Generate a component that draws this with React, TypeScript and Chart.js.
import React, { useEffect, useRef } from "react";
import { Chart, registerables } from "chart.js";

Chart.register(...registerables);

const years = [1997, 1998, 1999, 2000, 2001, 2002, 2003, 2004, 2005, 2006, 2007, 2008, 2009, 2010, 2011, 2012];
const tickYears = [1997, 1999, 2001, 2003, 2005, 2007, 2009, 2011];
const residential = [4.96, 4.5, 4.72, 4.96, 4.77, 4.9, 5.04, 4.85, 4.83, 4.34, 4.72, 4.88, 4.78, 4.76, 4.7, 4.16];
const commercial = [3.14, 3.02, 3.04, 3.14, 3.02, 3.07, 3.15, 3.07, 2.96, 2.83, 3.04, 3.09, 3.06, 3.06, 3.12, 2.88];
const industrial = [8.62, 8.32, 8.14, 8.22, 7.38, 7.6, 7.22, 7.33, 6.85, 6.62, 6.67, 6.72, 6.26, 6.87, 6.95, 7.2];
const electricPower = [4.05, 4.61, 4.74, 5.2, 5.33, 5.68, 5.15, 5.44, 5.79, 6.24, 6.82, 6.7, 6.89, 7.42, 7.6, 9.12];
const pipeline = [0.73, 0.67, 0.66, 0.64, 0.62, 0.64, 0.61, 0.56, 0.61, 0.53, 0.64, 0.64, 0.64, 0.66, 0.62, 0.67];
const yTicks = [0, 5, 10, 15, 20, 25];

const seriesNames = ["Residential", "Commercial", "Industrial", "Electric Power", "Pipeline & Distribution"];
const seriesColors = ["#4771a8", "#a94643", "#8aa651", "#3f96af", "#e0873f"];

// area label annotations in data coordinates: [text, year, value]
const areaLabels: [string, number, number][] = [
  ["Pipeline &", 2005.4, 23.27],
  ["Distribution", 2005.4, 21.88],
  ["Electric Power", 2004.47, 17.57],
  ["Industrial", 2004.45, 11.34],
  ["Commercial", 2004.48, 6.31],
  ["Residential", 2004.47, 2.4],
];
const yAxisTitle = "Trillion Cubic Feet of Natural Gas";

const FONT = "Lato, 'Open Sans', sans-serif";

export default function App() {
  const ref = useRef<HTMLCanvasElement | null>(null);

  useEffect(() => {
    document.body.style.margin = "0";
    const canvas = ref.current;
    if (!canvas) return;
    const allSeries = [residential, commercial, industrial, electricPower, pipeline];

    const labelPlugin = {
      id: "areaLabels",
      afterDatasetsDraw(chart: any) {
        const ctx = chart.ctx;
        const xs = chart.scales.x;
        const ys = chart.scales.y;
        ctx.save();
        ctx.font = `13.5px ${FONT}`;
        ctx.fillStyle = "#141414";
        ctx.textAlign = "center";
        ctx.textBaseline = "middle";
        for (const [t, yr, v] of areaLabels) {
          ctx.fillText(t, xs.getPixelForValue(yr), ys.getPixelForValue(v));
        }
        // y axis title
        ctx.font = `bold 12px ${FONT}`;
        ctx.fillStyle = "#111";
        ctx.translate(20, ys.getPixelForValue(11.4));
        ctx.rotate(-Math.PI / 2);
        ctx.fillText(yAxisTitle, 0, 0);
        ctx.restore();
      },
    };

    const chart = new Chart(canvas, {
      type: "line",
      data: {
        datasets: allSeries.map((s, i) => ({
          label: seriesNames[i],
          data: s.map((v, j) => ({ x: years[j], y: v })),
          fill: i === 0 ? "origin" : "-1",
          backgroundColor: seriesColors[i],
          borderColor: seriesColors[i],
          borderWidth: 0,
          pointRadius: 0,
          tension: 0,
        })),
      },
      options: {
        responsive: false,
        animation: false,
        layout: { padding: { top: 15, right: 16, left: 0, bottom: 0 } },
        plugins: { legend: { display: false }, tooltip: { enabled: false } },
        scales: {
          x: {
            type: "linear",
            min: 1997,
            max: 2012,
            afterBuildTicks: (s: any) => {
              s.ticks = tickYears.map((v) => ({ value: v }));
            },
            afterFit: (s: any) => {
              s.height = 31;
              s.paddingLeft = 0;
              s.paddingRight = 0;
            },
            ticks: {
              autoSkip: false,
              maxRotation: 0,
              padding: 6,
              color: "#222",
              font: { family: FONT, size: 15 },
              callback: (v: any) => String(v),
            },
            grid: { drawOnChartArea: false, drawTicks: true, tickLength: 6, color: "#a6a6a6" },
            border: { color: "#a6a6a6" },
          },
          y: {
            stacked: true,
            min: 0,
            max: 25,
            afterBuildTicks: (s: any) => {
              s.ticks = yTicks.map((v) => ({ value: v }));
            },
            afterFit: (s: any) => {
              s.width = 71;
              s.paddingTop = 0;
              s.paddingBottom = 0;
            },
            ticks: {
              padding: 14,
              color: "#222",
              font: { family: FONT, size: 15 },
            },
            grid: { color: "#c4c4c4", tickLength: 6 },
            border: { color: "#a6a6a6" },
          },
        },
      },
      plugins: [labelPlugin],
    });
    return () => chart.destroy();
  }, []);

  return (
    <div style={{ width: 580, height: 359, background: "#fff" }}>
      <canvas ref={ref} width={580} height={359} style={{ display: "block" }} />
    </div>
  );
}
━━━━━━
## What to work on
Write out exactly the lines from the start of the material through the line with "Cubic Feet of". No other output is expected.

## Result
Generate a component that draws this with React, TypeScript and Chart.js.
import React, { useEffect, useRef } from "react";
import { Chart, registerables } from "chart.js";

Chart.register(...registerables);

const years = [1997, 1998, 1999, 2000, 2001, 2002, 2003, 2004, 2005, 2006, 2007, 2008, 2009, 2010, 2011, 2012];
const tickYears = [1997, 1999, 2001, 2003, 2005, 2007, 2009, 2011];
const residential = [4.96, 4.5, 4.72, 4.96, 4.77, 4.9, 5.04, 4.85, 4.83, 4.34, 4.72, 4.88, 4.78, 4.76, 4.7, 4.16];
const commercial = [3.14, 3.02, 3.04, 3.14, 3.02, 3.07, 3.15, 3.07, 2.96, 2.83, 3.04, 3.09, 3.06, 3.06, 3.12, 2.88];
const industrial = [8.62, 8.32, 8.14, 8.22, 7.38, 7.6, 7.22, 7.33, 6.85, 6.62, 6.67, 6.72, 6.26, 6.87, 6.95, 7.2];
const electricPower = [4.05, 4.61, 4.74, 5.2, 5.33, 5.68, 5.15, 5.44, 5.79, 6.24, 6.82, 6.7, 6.89, 7.42, 7.6, 9.12];
const pipeline = [0.73, 0.67, 0.66, 0.64, 0.62, 0.64, 0.61, 0.56, 0.61, 0.53, 0.64, 0.64, 0.64, 0.66, 0.62, 0.67];
const yTicks = [0, 5, 10, 15, 20, 25];

const seriesNames = ["Residential", "Commercial", "Industrial", "Electric Power", "Pipeline & Distribution"];
const seriesColors = ["#4771a8", "#a94643", "#8aa651", "#3f96af", "#e0873f"];

// area label annotations in data coordinates: [text, year, value]
const areaLabels: [string, number, number][] = [
  ["Pipeline &", 2005.4, 23.27],
  ["Distribution", 2005.4, 21.88],
  ["Electric Power", 2004.47, 17.57],
  ["Industrial", 2004.45, 11.34],
  ["Commercial", 2004.48, 6.31],
  ["Residential", 2004.47, 2.4],
];
const yAxisTitle = "Trillion Cubic Feet of Natural Gas";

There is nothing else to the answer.